AE 06: Join data sets + data wrangling

Code styling + workflow

Avoid long lines of code.
- We should be able to see all of your code.
Name code chunks.
Knit, commit, and push regularly.
- Think about it like clicking to save regularly as you type a report.

Questions?

Clone a repo + start a new project

Go to the appex-06-[GITHUB USERNAME] repo, clone it into your Math118 folder, and start a new project in RStudio.

Note

For this Application Exercise, you are provided with lots of starter code/hints. In order to allow the whole document to run, we have set each R chunk headers to eval = FALSE. As you complete each exercise, change the R chunk header to eval = TRUE before you knit in order to run your changes.

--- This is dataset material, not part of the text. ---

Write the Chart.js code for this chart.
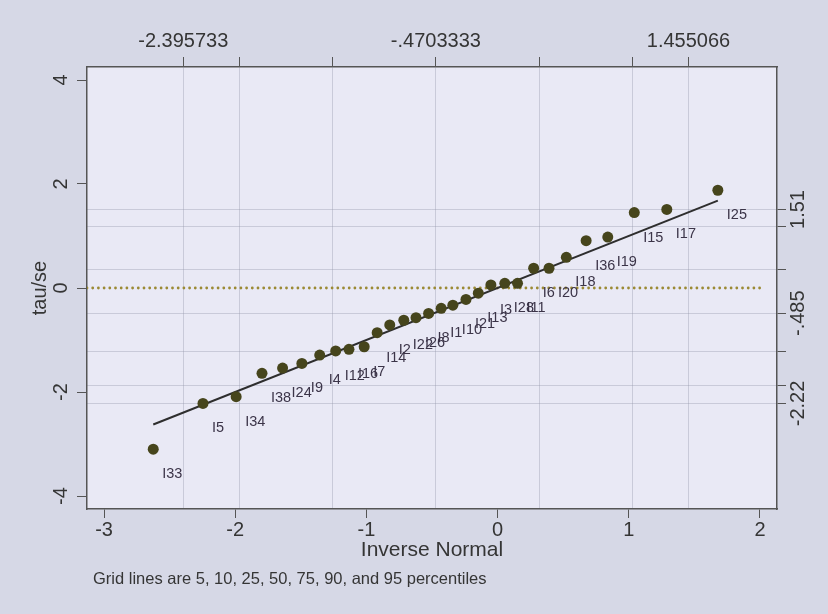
<!DOCTYPE html>
<html>
<head>
<meta charset="utf-8">
<title>qnorm tau/se</title>
<script src="https://cdn.jsdelivr.net/npm/chart.js@4.4.1/dist/chart.umd.min.js"></script>
<style>
  html, body { margin: 0; padding: 0; background: #d6d8e6; }
  canvas { display: block; }
</style>
</head>
<body>
<canvas id="qnorm" width="828" height="614"></canvas>
<script>
// values (x = inverse normal, y = tau/se)
const invNormal = [-2.625, -2.246, -1.993, -1.796, -1.639, -1.492, -1.356, -1.234, -1.133, -1.017,
                   -0.918, -0.822, -0.715, -0.622, -0.526, -0.430, -0.341, -0.241, -0.147, -0.051,
                    0.055,  0.152,  0.275,  0.392,  0.524,  0.675,  0.840,  1.042,  1.290,  1.679];
const tauSe     = [-3.10, -2.22, -2.09, -1.64, -1.54, -1.45, -1.29, -1.21, -1.18, -1.13,
                   -0.86, -0.71, -0.62, -0.57, -0.49, -0.39, -0.33, -0.22, -0.10,  0.06,
                    0.09,  0.09,  0.38,  0.38,  0.59,  0.91,  0.98,  1.45,  1.51,  1.88];
const itemLabels = ['I33', 'I5', 'I34', 'I38', 'I24', 'I9', 'I4', 'I12', 'I16', 'I7',
                    'I14', 'I2', 'I22', 'I26', 'I8', 'I1', 'I10', 'I21', 'I13', 'I3',
                    'I28', 'I11', 'I6', 'I20', 'I18', 'I36', 'I19', 'I15', 'I17', 'I25'];

const xTicks = [-3, -2, -1, 0, 1, 2];
const yTicks = [-4, -2, 0, 2, 4];
// grid lines at 5, 10, 25, 50, 75, 90, 95 percentiles
const xPctl       = [-2.395733, -1.97, -1.26, -0.4703333, 0.319, 1.03, 1.455066];
const xPctlLabels = ['-2.395733', '', '', '-.4703333', '', '', '1.455066'];
const yPctl       = [1.51, 1.19, 0.35, -0.485, -1.23, -1.88, -2.22];
const yPctlLabels = ['1.51', '', '', '-.485', '', '', '-2.22'];

const X_MIN = -3.13, X_MAX = 2.13;
const Y_MIN = -4.25, Y_MAX = 4.25;
const zeroLineEnd = 2.04;

const FONT = "'Liberation Sans', Arial, sans-serif";
const INK = '#353535';
const FRAME = '#555555';
const GRID = 'rgba(150,152,170,0.38)';

const fitLine = [
  { x: invNormal[0], y: invNormal[0] },
  { x: invNormal[invNormal.length - 1], y: invNormal[invNormal.length - 1] },
];

const backdrop = {
  id: 'backdrop',
  beforeDraw(chart) {
    const { ctx, chartArea: a, width, height } = chart;
    ctx.save();
    ctx.fillStyle = '#d6d8e6';
    ctx.fillRect(0, 0, width, height);
    ctx.fillStyle = '#e9e9f5';
    ctx.fillRect(a.left, a.top, a.right - a.left, a.bottom - a.top);
    ctx.restore();
  }
};

// point labels, rotated y tick labels, titles and note
const textLayer = {
  id: 'textLayer',
  afterDraw(chart) {
    const { ctx, chartArea: a, scales } = chart;
    ctx.save();
    ctx.font = '14.5px ' + FONT;
    ctx.fillStyle = '#3b3448';
    ctx.textAlign = 'left';
    ctx.textBaseline = 'middle';
    invNormal.forEach((x, i) => {
      ctx.fillText(itemLabels[i],
        scales.x.getPixelForValue(x) + 9,
        scales.y.getPixelForValue(tauSe[i]) + 25);
    });

    const vText = (txt, px, py, size) => {
      ctx.save();
      ctx.translate(px, py);
      ctx.rotate(-Math.PI / 2);
      ctx.font = size + 'px ' + FONT;
      ctx.fillStyle = INK;
      ctx.textAlign = 'center';
      ctx.textBaseline = 'middle';
      ctx.fillText(txt, 0, 0);
      ctx.restore();
    };
    yTicks.forEach(v => vText(String(v), a.left - 26, scales.y.getPixelForValue(v), 20));
    yPctl.forEach((v, i) => {
      if (yPctlLabels[i]) vText(yPctlLabels[i], a.right + 21, scales.y2.getPixelForValue(v), 20);
    });
    vText('tau/se', a.left - 47, (a.top + a.bottom) / 2, 20);

    ctx.fillStyle = INK;
    ctx.font = '21px ' + FONT;
    ctx.textAlign = 'center';
    ctx.fillText('Inverse Normal', (a.left + a.right) / 2, a.bottom + 41);
    ctx.font = '16.5px ' + FONT;
    ctx.textAlign = 'left';
    ctx.fillText('Grid lines are 5, 10, 25, 50, 75, 90, and 95 percentiles', 93, a.bottom + 70);
    ctx.restore();
  }
};

new Chart(document.getElementById('qnorm'), {
  type: 'scatter',
  data: {
    datasets: [
      {
        label: 'tau/se',
        data: invNormal.map((x, i) => ({ x, y: tauSe[i] })),
        pointRadius: 5.5,
        pointBackgroundColor: '#46451c',
        pointBorderWidth: 0,
      },
      {
        label: 'fit',
        type: 'line',
        data: fitLine,
        borderColor: '#2e2e2e',
        borderWidth: 2,
        pointRadius: 0,
      },
      {
        label: 'zero',
        type: 'line',
        data: [{ x: X_MIN, y: 0 }, { x: zeroLineEnd, y: 0 }],
        borderColor: '#9b8a34',
        borderWidth: 2.8,
        borderDash: [0, 5.7],
        borderCapStyle: 'round',
        pointRadius: 0,
      },
    ],
  },
  options: {
    responsive: false,
    animation: false,
    devicePixelRatio: 1,
    layout: { padding: 0 },
    plugins: { legend: { display: false }, tooltip: { enabled: false } },
    scales: {
      x: {
        type: 'linear', position: 'bottom', min: X_MIN, max: X_MAX,
        afterBuildTicks: s => { s.ticks = xTicks.map(v => ({ value: v })); },
        afterFit: s => { s.height = 105; },
        ticks: { font: { size: 20, family: FONT }, color: INK, padding: 0, maxRotation: 0, autoSkip: false },
        grid: { drawOnChartArea: false, tickLength: 9, tickColor: FRAME },
        border: { color: FRAME, width: 1.5 },
      },
      x2: {
        type: 'linear', position: 'top', min: X_MIN, max: X_MAX,
        afterBuildTicks: s => { s.ticks = xPctl.map(v => ({ value: v })); },
        afterFit: s => { s.height = 67; },
        ticks: { callback: (v, i) => xPctlLabels[i], font: { size: 20, family: FONT }, color: INK, padding: 4, maxRotation: 0, autoSkip: false },
        grid: { color: GRID, tickColor: FRAME, tickLength: 10, lineWidth: 1 },
        border: { color: FRAME, width: 1.5 },
      },
      y: {
        type: 'linear', position: 'left', min: Y_MIN, max: Y_MAX,
        afterBuildTicks: s => { s.ticks = yTicks.map(v => ({ value: v })); },
        afterFit: s => { s.width = 87; },
        ticks: { display: false },
        grid: { drawOnChartArea: false, tickLength: 10, tickColor: FRAME },
        border: { color: FRAME, width: 1.5 },
      },
      y2: {
        type: 'linear', position: 'right', min: Y_MIN, max: Y_MAX,
        afterBuildTicks: s => { s.ticks = yPctl.map(v => ({ value: v })); },
        afterFit: s => { s.width = 51; },
        ticks: { display: false },
        grid: { color: GRID, tickColor: FRAME, tickLength: 9, lineWidth: 1 },
        border: { color: FRAME, width: 1.5 },
      },
    },
  },
  plugins: [backdrop, textLayer],
});
</script>
</body>
</html>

Practice with data joins and wrangling

You may need to install the scales library. If so, run install.packages("scales") in your console.

library(tidyverse)
library(scales)
# From Kaggle: https://www.kaggle.com/datasets/kaggle/kaggle-survey-2017/221
datascience <- read_csv("data/kaggle_survey_subset.csv", show_col_types = F) 
conversion <- read_csv("data/kaggle_conversionRates.csv", show_col_types = F)

We will continue working with the Kaggle survey data about data science. You may recall that each respondent provided their compensation amount in their home currency. This application exercise will join data sets in order to convert the currency to USD. Take a look at the conversion data by typing View(conversion) in your Console.

Exercise 1

We wish to add to the datascience data the conversion rate from the original CompensationCurrency to the USD.

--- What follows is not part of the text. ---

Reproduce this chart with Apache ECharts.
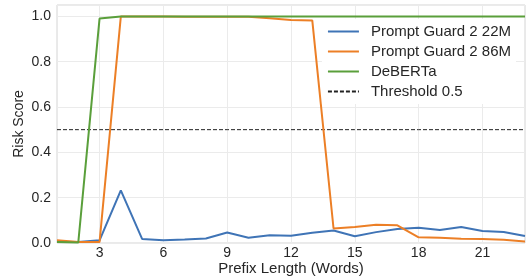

Write code that joins together the datascience dataset and the conversion dataset by the variable they have in common. Store it by saving over the current datascience data frame. The code below will help you get started.

<- datascience %>%
  left_join(______, by = ______)

Exercise 2

Now create a new variable called compensationUSD that converts the original CompensationAmount into USD. This is achieved by multiplying the CompensationAmount by the exchangeRate. Store it by saving over the current datascience data frame.

<- datascience %>%
  __________

Exercise 3

Create a new data frame called compensation_summary that calculates median compensation in USD for each Major.

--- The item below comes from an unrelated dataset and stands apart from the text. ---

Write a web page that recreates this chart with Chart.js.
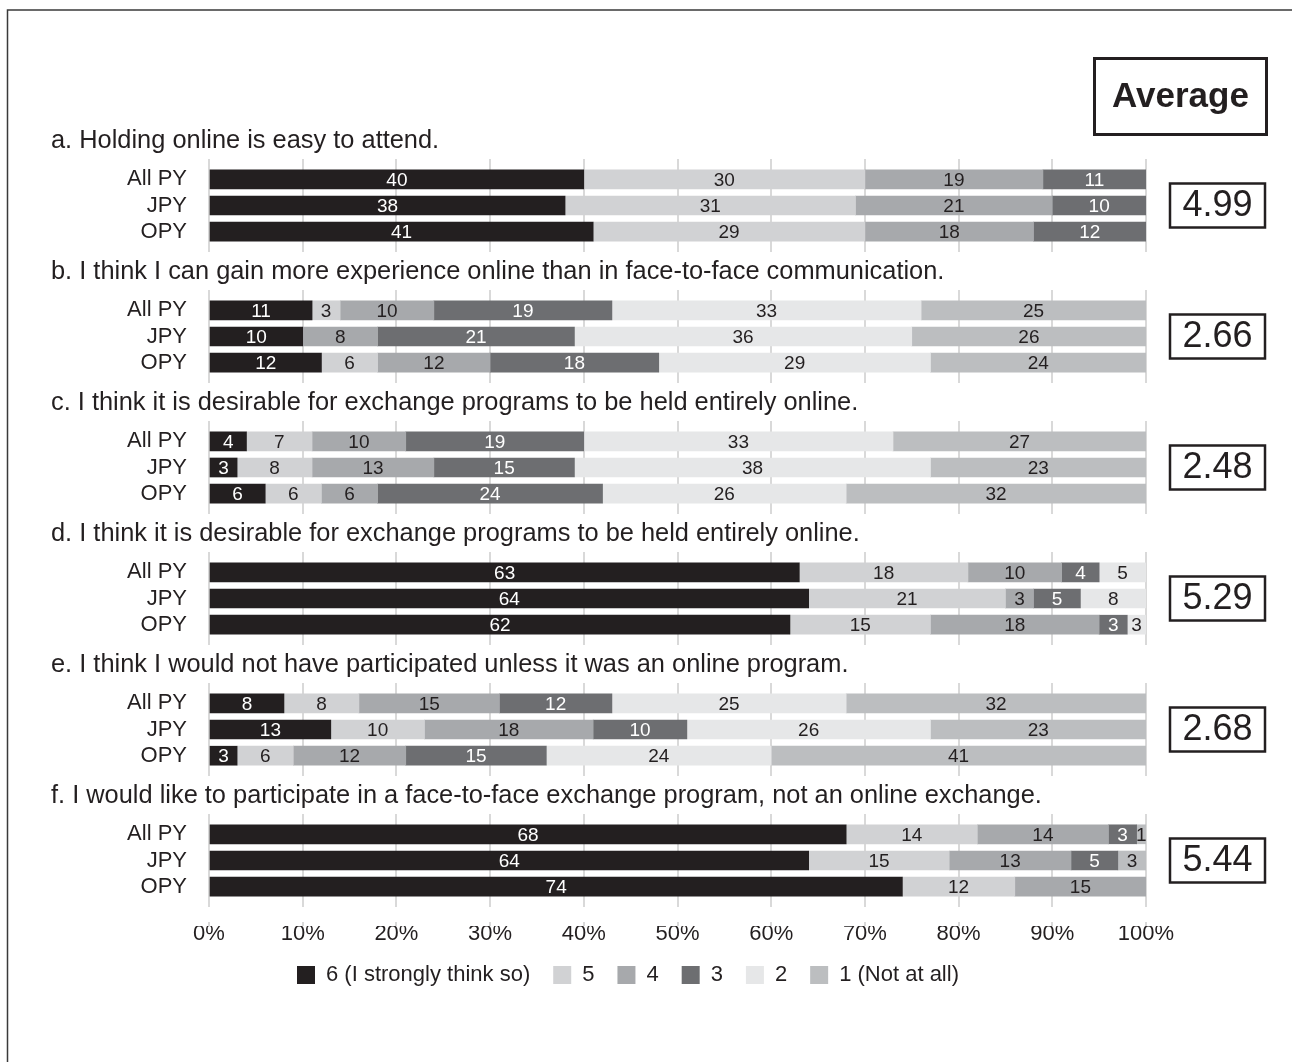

Recall that the function for calculating the median is median() in R.

# code here

Exercise 4

Take the compensation_summary data frame and order the results in descending order of median USD compensation. Is anything surprising?

# code here

Exercise 5

Recreate the following graph using the compensation_summary data frame you created! The code should help you get started, just fill in the necessary information!

ggplot(data = ________, 
       aes(y = fct_reorder(______, _______), x = _______)) +
  geom_col() +
  labs(
    x = "Compensation (USD)",
    y = "",
    title = "Median compensation of data scientists by major",
    subtitle = "from 2017 Kaggle Survey",
  ) +
  theme_minimal()

Submit

Once you’re finished, knit, commmit, and then push to GitHub!